I just wrapped up reading Essentialism by Greg McKeown. If you haven't read it, I highly recommend it. If you haven't heard of it...you are about to. 

The book took longer than normal to read the book. Half of the reason was because I took my time digesting the pages and soaking in the knowledge. The other half (honestly) was making the decision of binging Netflix over reading a book. And I'll be honest, it's nearly impossible to watch multiple episodes of The Unbreakable Kimmy Schmidt and stay in a bad mood. But I digress...

Most of us do not face a shortage of options. Busy is a badge of honor - and not one that is difficult to achieve. We feel like more always equals better. Being involved with more projects, working more hours, volunteering at more places, being on more committees....we feel like our worth is tied to the number of things we are part of.

I know I did. And still fight it to this day. 

 

Essentialism takes a countercultural point-of-view on work and life.
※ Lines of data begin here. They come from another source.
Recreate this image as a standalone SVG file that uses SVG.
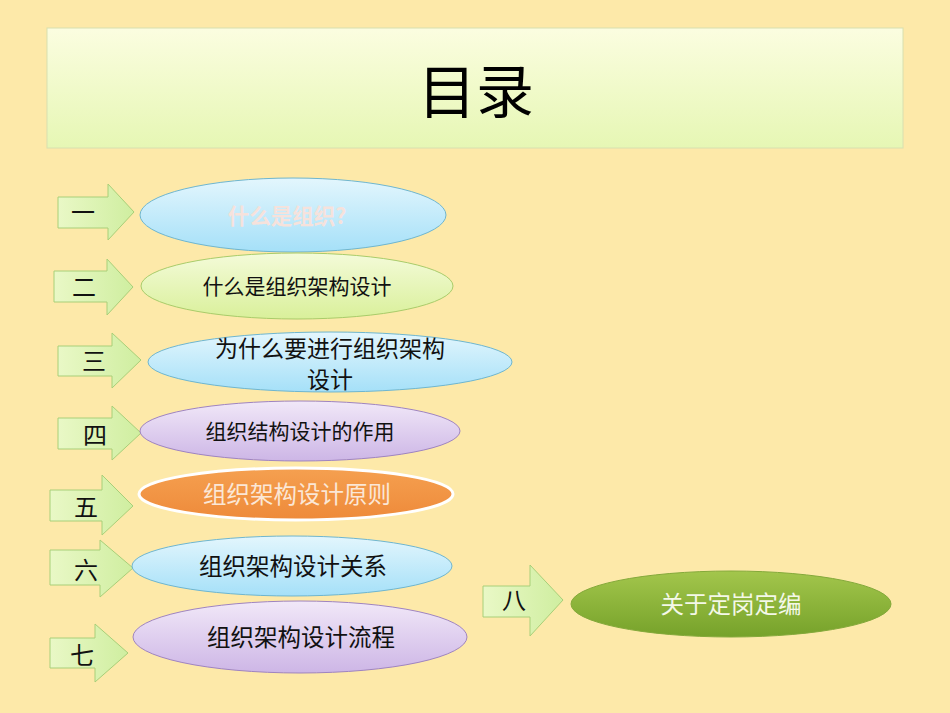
<svg xmlns="http://www.w3.org/2000/svg" width="950" height="713" viewBox="0 0 950 713">
<style>
text{font-family:"Noto Sans CJK SC","Liberation Sans",sans-serif;text-anchor:middle}
.arr{fill:url(#ga);stroke:#a8cf78;stroke-width:1}
.num{font-size:24px;fill:#111}
.lbl{font-size:21px;fill:#111}
.big{font-size:23.5px}
</style>
<defs>
<linearGradient id="gt" x1="0" y1="0" x2="0" y2="1"><stop offset="0" stop-color="#fbfde0"/><stop offset="1" stop-color="#e6f7b4"/></linearGradient>
<linearGradient id="ga" x1="0" y1="0" x2="1" y2="0"><stop offset="0" stop-color="#e9f8c6"/><stop offset="1" stop-color="#cfeea0"/></linearGradient>
<linearGradient id="gb" x1="0" y1="0" x2="0" y2="1"><stop offset="0" stop-color="#e3f6fd"/><stop offset="1" stop-color="#a5e0f8"/></linearGradient>
<linearGradient id="gg" x1="0" y1="0" x2="0" y2="1"><stop offset="0" stop-color="#f4fbd9"/><stop offset="1" stop-color="#d9f09a"/></linearGradient>
<linearGradient id="gp" x1="0" y1="0" x2="0" y2="1"><stop offset="0" stop-color="#f1e8f8"/><stop offset="1" stop-color="#cdb6e6"/></linearGradient>
<linearGradient id="go" x1="0" y1="0" x2="0" y2="1"><stop offset="0" stop-color="#f5a050"/><stop offset="1" stop-color="#ee8a3a"/></linearGradient>
<linearGradient id="gd" x1="0" y1="0" x2="0" y2="1"><stop offset="0" stop-color="#a3c64c"/><stop offset="1" stop-color="#76a22a"/></linearGradient>
</defs>
<rect width="950" height="713" fill="#fde9a9"/>
<g id="title">
<rect x="47" y="28" width="856" height="120" fill="url(#gt)" stroke="#d8e0b0"/>
<text x="476" y="113" style="font-size:58px" fill="#000">目录</text>
</g>
<g id="connectors">
<path class="arr" d="M58,197H108V184L134,212L108,240V228H58Z"/>
<path class="arr" d="M54,271H107V259L133,287L107,315V302H54Z"/>
<path class="arr" d="M58,346H112V333L141,360L112,388V376H58Z"/>
<path class="arr" d="M58,418H112V406L141,433L112,460V449H58Z"/>
<path class="arr" d="M50,490H102V475L133,506L102,535V521H50Z"/>
<path class="arr" d="M50,550H100V540L133,568L100,597V585H50Z"/>
<path class="arr" d="M50,638H95V624L128,653L95,682V668H50Z"/>
<path class="arr" d="M483,586H530V565L563,600L530,636V617H483Z"/>
</g>
<g id="n1"><text class="num" x="83" y="221">一</text><ellipse cx="293" cy="215" rx="153" ry="37" fill="url(#gb)" stroke="#6fb6cf"/><text x="287" y="224" style="font-size:21.5px;font-weight:bold" fill="#f6e2dc">什么是组织?</text></g>
<g id="n2"><text class="num" x="84" y="296">二</text><ellipse cx="297" cy="286" rx="156" ry="33" fill="url(#gg)" stroke="#a9cc6a"/><text class="lbl" x="297" y="294">什么是组织架构设计</text></g>
<g id="n3"><text class="num" x="94" y="370">三</text><ellipse cx="330" cy="362" rx="182" ry="30" fill="url(#gb)" stroke="#6fb6cf"/><text class="lbl" x="330" y="357" style="font-size:23px">为什么要进行组织架构</text><text class="lbl" x="330" y="388" style="font-size:23px">设计</text></g>
<g id="n4"><text class="num" x="95" y="444">四</text><ellipse cx="300" cy="431" rx="160" ry="30" fill="url(#gp)" stroke="#9f84c0"/><text class="lbl" x="300" y="439">组织结构设计的作用</text></g>
<g id="n5"><text class="num" x="86" y="516">五</text><ellipse cx="296" cy="494" rx="157" ry="26" fill="url(#go)" stroke="#fff" stroke-width="3"/><text class="big" x="297" y="503" fill="#fbe7d6">组织架构设计原则</text></g>
<g id="n6"><text class="num" x="86" y="579">六</text><ellipse cx="292" cy="566" rx="160" ry="30" fill="url(#gb)" stroke="#6fb6cf"/><text class="lbl big" x="293" y="575">组织架构设计关系</text></g>
<g id="n7"><text class="num" x="82" y="664">七</text><ellipse cx="300" cy="637" rx="167" ry="36" fill="url(#gp)" stroke="#9f84c0"/><text class="lbl big" x="301" y="646">组织架构设计流程</text></g>
<g id="n8"><text class="num" x="514" y="609">八</text><ellipse cx="731" cy="604" rx="160" ry="33" fill="url(#gd)" stroke="#84a93a"/><text class="big" x="731" y="613" fill="#f4f8e8">关于定岗定编</text></g>
</svg>
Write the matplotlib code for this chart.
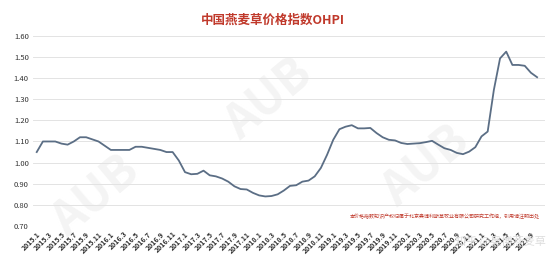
import matplotlib
matplotlib.use('Agg')
import matplotlib.pyplot as plt
import numpy as np

plt.rcParams['font.family'] = ['Noto Sans CJK SC', 'DejaVu Sans']

# monthly index 2015.1 - 2021.10
start_year = 2015
ohpi = [1.05, 1.10, 1.10, 1.10, 1.09, 1.085, 1.10, 1.12, 1.12, 1.11,
        1.10, 1.08, 1.06, 1.06, 1.06, 1.06, 1.075, 1.075, 1.07, 1.065,
        1.06, 1.05, 1.05, 1.01, 0.955, 0.945, 0.947, 0.962, 0.94, 0.935,
        0.925, 0.91, 0.888, 0.875, 0.873, 0.857, 0.845, 0.84, 0.842, 0.85,
        0.868, 0.89, 0.893, 0.91, 0.915, 0.935, 0.975, 1.037, 1.108, 1.158,
        1.17, 1.177, 1.162, 1.162, 1.164, 1.14, 1.12, 1.108, 1.105, 1.093,
        1.088, 1.09, 1.092, 1.097, 1.103, 1.085, 1.068, 1.06, 1.046, 1.04,
        1.052, 1.073, 1.124, 1.147, 1.344, 1.493, 1.525, 1.462, 1.462, 1.458,
        1.425, 1.404]

months = [f'{start_year + i // 12}.{i % 12 + 1}' for i in range(len(ohpi))]
yticks = [0.70, 0.80, 0.90, 1.00, 1.10, 1.20, 1.30, 1.40, 1.50, 1.60]

title = '中国燕麦草价格指数OHPI'
note = '本价格指数知识产权归属于北京奥博利斯草牧业有限公司研究工作组，引用请注明出处'

fig = plt.figure(figsize=(5.54, 2.65), dpi=100)
ax = fig.add_axes([0.0596, 0.147, 0.9244, 0.718])

x = np.arange(len(ohpi))

# faint "AUB" watermarks, behind the line
for (fx, fy) in [(95, 195), (268, 98), (425, 165)]:
    ax.text(fx / 554, 1 - fy / 265, 'AUB', fontsize=34, fontweight='bold',
            color='#f4f4f4', rotation=40, ha='center', va='center',
            transform=fig.transFigure, zorder=0.5, clip_on=False)

ax.plot(x, ohpi, color='#5b6e85', linewidth=1.3, zorder=3)

ax.set_xlim(-0.6, 82.3)
ax.set_ylim(0.70, 1.60)
ax.set_yticks(yticks)
ax.set_yticklabels([f'{v:.2f}' for v in yticks], fontsize=5.5, color='#333333')
ax.set_xticks(x[::2])
ax.set_xticklabels(months[::2], rotation=45, ha='right', rotation_mode='anchor',
                   fontsize=5, fontweight='bold', color='#333333')
ax.tick_params(axis='both', length=0, pad=3)
ax.grid(axis='y', color='#e3e3e3', linewidth=0.7, zorder=1)
ax.set_axisbelow(True)
for s in ax.spines.values():
    s.set_visible(False)
ax.set_facecolor('none')

fig.text(0.493, 1 - 20 / 265, title, fontsize=9, fontweight='bold',
         color='#c0392b', ha='center', va='center')
fig.text(540 / 554, 1 - 216 / 265, note, fontsize=3.6, color='#c0392b',
         ha='right', va='center')
fig.text(500 / 554, 1 - 241 / 265, '知乎 @奥博燕麦草', fontsize=8,
         color='#dddddd', ha='center', va='center', zorder=5)

fig.savefig('out.png', dpi=100, facecolor='white')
Instead of always trying to accomplish more things, McKeown argues that we should do fewer things - but better. He also puts the burden of responsibility of work life balance on our shoulders instead of our bosses. McKeown encourages readers to make your life priorities before someone dictates them for you. 

It was actually lessons from Essentialism that led me to say no to working on some great, community building things. Why? Because I was stretched too thin. Though I was never honest with myself, I wanted to be a "yes man." I always felt like a "no" will let people down. In reality, I may let them down for not being able to be fully present (which is why I eventually said no). 

McKeown does a great job of illustrating that pursuing less things takes much more discipline. Less takes thinking. It's hard. But it's also a simpler way of living. In his terms, less is often much more fulfilling than "a lot."

I definitely encourage you to read it. If you have, what did you think?

Also, if you're into the idea of more versus less, I also recommend More or Less by Jeff Shinabarger. A great read by a local Atlanta social entrepreneur.